I was still pondering what my vagina would wear when I was shaken back to reality by the words of the next character. She was a Bosnian woman who had been captured by four soldiers who had raped and tortured her for six days. As she told her gruesome tale I squeezed my legs tightly together as an effort to protect mine from invaders. It was then when the burning started between my legs and I realized that I was mourning for her, and what she had lost. I swallowed hard and shifted uncomfortably in my chair as I listened to her explain that the soldiers raped her with a rifle and that on the sixth day of  being raped part of her labia fell off in her hand. Her vagina was destroyed and so then, her heart was as well. This wasn’t even the most horrific rape story I’ve ever heard. Indigenous Guatemalan women raped with machetes as a response to their political upheaval, Women in Eastern Europe who have been kidnapped and forced into prostitution in other countries, and the gang rapes of young girls IN THIS COUNTRY are among the one billion tragic stories of the nameless and voiceless victims of sexual violence.

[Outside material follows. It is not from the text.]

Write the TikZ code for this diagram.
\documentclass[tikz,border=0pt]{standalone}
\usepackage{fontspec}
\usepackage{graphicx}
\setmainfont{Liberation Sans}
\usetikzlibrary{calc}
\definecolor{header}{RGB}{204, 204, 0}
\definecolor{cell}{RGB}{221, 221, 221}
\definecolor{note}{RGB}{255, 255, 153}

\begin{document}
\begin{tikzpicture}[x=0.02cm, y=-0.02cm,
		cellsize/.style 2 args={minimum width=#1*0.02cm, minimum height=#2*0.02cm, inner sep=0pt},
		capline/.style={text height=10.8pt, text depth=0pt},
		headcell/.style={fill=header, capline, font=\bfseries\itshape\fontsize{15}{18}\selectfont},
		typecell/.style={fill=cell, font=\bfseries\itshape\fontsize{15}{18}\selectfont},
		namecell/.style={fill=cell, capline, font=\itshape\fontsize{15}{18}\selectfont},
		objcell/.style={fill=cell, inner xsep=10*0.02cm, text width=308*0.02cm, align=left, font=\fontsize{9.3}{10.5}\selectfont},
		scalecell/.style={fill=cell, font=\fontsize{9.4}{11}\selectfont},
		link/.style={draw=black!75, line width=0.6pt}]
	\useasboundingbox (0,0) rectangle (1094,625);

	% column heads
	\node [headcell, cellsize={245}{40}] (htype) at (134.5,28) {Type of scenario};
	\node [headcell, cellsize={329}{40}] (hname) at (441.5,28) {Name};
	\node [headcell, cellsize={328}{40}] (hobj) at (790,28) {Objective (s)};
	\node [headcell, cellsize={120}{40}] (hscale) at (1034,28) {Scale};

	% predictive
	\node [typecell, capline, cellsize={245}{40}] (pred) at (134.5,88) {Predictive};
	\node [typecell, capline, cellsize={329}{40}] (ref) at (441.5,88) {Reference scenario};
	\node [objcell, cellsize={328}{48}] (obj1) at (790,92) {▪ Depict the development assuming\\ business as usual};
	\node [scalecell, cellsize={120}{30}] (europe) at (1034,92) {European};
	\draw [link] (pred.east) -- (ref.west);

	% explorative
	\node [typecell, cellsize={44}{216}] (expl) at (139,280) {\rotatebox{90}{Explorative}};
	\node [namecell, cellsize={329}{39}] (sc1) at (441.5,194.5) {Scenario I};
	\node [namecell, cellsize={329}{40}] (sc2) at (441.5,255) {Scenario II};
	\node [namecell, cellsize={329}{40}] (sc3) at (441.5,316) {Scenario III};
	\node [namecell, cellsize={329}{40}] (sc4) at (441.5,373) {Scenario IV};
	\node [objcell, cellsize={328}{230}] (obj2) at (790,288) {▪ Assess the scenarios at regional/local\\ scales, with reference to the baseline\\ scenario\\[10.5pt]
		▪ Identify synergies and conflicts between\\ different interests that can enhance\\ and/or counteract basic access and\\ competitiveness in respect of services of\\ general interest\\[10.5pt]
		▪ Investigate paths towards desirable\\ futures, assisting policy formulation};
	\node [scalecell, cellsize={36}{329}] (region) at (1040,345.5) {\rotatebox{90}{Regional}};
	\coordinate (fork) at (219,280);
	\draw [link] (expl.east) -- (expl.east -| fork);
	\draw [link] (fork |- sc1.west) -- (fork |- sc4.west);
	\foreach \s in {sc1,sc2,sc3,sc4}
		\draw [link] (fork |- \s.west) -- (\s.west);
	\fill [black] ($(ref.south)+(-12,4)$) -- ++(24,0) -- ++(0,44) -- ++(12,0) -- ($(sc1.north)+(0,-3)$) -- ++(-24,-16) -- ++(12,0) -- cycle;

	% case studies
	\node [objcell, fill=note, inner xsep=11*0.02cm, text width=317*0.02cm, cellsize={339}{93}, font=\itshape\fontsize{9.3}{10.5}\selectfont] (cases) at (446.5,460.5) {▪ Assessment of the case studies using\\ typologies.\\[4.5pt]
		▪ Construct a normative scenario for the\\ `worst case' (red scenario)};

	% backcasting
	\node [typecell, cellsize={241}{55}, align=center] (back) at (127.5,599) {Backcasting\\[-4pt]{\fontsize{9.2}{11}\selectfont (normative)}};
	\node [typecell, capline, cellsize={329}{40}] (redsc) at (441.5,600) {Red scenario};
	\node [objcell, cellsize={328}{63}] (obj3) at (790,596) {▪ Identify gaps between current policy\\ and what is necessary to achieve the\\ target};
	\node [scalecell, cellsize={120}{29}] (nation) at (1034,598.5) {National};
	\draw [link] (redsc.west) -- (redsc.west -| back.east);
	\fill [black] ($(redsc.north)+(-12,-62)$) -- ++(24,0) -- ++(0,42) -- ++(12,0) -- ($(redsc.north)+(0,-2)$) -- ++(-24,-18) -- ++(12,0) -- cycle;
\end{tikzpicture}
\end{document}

I know my vagina. I know how she looks, and what she likes, I know how to take care of her. I never feel a disconnection to my vagina, that is of course when I’m alone. When a man comes into the situation that’s when I lose her, abandon her, and hand her over because she no longer belongs to me, she is his. I don’t even notice it’s happening, really. I always enjoy the beginning but then the fear sets in, and it grows and gets loud. It screams inside my head until I start panicking, that is not my partner…he’s in me and I don’t know him…I’m not safe here…I’m not safe…and then I tell him to stop, and he does and it’s over and I’m embarrassed and ashamed and he feels like he did something wrong when he didn’t. I used to block all of this out, but since I finally acknowledged my trauma my thoughts have become more powerful.

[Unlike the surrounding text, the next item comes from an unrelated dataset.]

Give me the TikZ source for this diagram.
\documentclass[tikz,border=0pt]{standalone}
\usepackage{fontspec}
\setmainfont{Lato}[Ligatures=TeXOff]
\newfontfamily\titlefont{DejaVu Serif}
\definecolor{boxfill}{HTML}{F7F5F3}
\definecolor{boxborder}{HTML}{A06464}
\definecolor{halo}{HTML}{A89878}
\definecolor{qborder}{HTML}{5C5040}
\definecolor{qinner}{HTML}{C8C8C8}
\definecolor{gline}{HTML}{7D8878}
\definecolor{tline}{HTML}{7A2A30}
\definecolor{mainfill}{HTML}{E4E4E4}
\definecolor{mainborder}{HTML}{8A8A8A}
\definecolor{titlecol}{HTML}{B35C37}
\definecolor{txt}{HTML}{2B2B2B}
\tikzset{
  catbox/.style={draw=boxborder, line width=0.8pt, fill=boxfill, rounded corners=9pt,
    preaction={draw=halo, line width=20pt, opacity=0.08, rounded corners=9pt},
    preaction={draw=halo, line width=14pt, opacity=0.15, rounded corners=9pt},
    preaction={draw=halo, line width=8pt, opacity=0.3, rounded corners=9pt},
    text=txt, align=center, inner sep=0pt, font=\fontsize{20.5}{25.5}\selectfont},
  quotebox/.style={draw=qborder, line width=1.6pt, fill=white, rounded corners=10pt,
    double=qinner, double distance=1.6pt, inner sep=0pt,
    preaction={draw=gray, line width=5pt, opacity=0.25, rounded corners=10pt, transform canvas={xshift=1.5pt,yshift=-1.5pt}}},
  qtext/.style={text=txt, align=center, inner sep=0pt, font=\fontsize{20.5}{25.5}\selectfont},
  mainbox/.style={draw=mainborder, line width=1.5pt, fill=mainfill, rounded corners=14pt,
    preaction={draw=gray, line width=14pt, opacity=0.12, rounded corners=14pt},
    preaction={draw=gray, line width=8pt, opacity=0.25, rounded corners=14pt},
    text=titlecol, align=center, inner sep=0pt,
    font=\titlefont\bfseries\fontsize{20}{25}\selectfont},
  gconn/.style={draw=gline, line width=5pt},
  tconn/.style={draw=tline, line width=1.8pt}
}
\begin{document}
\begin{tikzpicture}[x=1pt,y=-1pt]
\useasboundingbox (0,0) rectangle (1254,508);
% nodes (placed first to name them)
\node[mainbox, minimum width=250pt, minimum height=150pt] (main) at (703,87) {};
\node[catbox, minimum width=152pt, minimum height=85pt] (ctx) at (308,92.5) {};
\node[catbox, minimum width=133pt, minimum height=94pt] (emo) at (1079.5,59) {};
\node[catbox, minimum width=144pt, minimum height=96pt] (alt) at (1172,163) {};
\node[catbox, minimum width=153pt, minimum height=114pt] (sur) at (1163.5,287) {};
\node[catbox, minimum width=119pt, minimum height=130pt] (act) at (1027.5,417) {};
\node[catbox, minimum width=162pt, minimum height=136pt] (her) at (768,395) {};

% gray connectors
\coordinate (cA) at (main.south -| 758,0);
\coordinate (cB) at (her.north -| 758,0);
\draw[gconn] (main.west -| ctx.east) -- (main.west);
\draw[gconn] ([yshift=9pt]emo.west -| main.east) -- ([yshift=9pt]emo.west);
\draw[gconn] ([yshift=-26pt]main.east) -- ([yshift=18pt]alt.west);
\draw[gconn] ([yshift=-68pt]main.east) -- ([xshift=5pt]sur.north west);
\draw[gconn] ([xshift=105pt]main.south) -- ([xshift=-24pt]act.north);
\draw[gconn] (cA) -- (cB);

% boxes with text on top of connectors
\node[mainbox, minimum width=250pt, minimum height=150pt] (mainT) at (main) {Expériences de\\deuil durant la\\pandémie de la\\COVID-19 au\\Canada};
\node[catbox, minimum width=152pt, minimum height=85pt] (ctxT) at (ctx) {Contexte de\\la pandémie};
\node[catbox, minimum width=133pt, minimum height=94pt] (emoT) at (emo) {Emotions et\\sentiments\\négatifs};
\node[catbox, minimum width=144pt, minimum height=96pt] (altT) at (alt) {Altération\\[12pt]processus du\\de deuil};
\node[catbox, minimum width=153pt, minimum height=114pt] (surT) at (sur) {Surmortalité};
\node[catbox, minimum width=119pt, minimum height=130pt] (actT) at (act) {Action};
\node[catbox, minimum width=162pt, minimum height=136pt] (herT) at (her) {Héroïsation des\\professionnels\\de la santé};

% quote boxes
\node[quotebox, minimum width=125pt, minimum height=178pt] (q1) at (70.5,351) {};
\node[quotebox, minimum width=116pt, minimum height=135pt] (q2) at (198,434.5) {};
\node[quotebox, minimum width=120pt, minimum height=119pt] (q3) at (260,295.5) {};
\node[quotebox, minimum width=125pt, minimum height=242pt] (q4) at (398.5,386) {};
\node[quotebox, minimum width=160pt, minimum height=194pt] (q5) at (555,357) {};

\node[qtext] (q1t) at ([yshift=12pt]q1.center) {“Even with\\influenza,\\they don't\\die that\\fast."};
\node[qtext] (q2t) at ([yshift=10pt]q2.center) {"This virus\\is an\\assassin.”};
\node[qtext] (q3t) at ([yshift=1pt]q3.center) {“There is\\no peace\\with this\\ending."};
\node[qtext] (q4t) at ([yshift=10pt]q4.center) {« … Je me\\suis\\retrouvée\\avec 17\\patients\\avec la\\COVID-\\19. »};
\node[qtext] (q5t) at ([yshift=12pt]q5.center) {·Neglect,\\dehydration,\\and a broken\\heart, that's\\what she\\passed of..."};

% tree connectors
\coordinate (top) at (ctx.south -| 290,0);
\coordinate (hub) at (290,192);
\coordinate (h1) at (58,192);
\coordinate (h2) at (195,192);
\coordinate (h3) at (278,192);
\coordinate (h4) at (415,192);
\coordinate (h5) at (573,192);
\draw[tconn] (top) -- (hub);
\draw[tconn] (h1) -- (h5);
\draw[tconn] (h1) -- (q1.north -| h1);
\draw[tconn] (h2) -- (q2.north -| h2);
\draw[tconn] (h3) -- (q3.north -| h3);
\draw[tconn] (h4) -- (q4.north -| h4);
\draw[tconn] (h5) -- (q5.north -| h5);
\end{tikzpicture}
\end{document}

That’s the thing about vaginas, they’ll hold inside whatever it is you place in them. That is to say, they will hold shame, pain, and sadness, just as much pleasure or desire. This is why they must be taken care of, respected, and loved. If my vagina could talk she’d say, “STOP, take me on a date, like me and love me before you touch me”, “Don’t call me pussy, I’m no pussy…I’m more powerful than you think!”, and of course, “I am not a whole that was created for your penis, I am my own proud, perfect, separate entity and your bullshit is drying me out like a desert.”

2 Comments

Filed under body acceptance, body image, education, female empowerment, female sexuality, feminism, lesbian empowerment, rape prevention, sex education, women in society, women's health

2 responses to “Let’s Talk, Girl Talk: Vaginas

  1. Kathryn Metz

    Wow, Liz this entry really hit home for me. Recently, I’ve been acknowledging and recognizing my fear of sex and letting others enter my sacred space. For as long as I can remember I’ve disconnected myself from my vagina and this renewed connection and appreciation is empowering. Thank you for writing this.

  2. Thanks, Katie. I really appreciate your feedback and I’m so glad my piece touched you. Hearing things like this definitely makes the writing worth while, I know that this is a problem for many women and I’m just hoping to help them find their voices by using my own.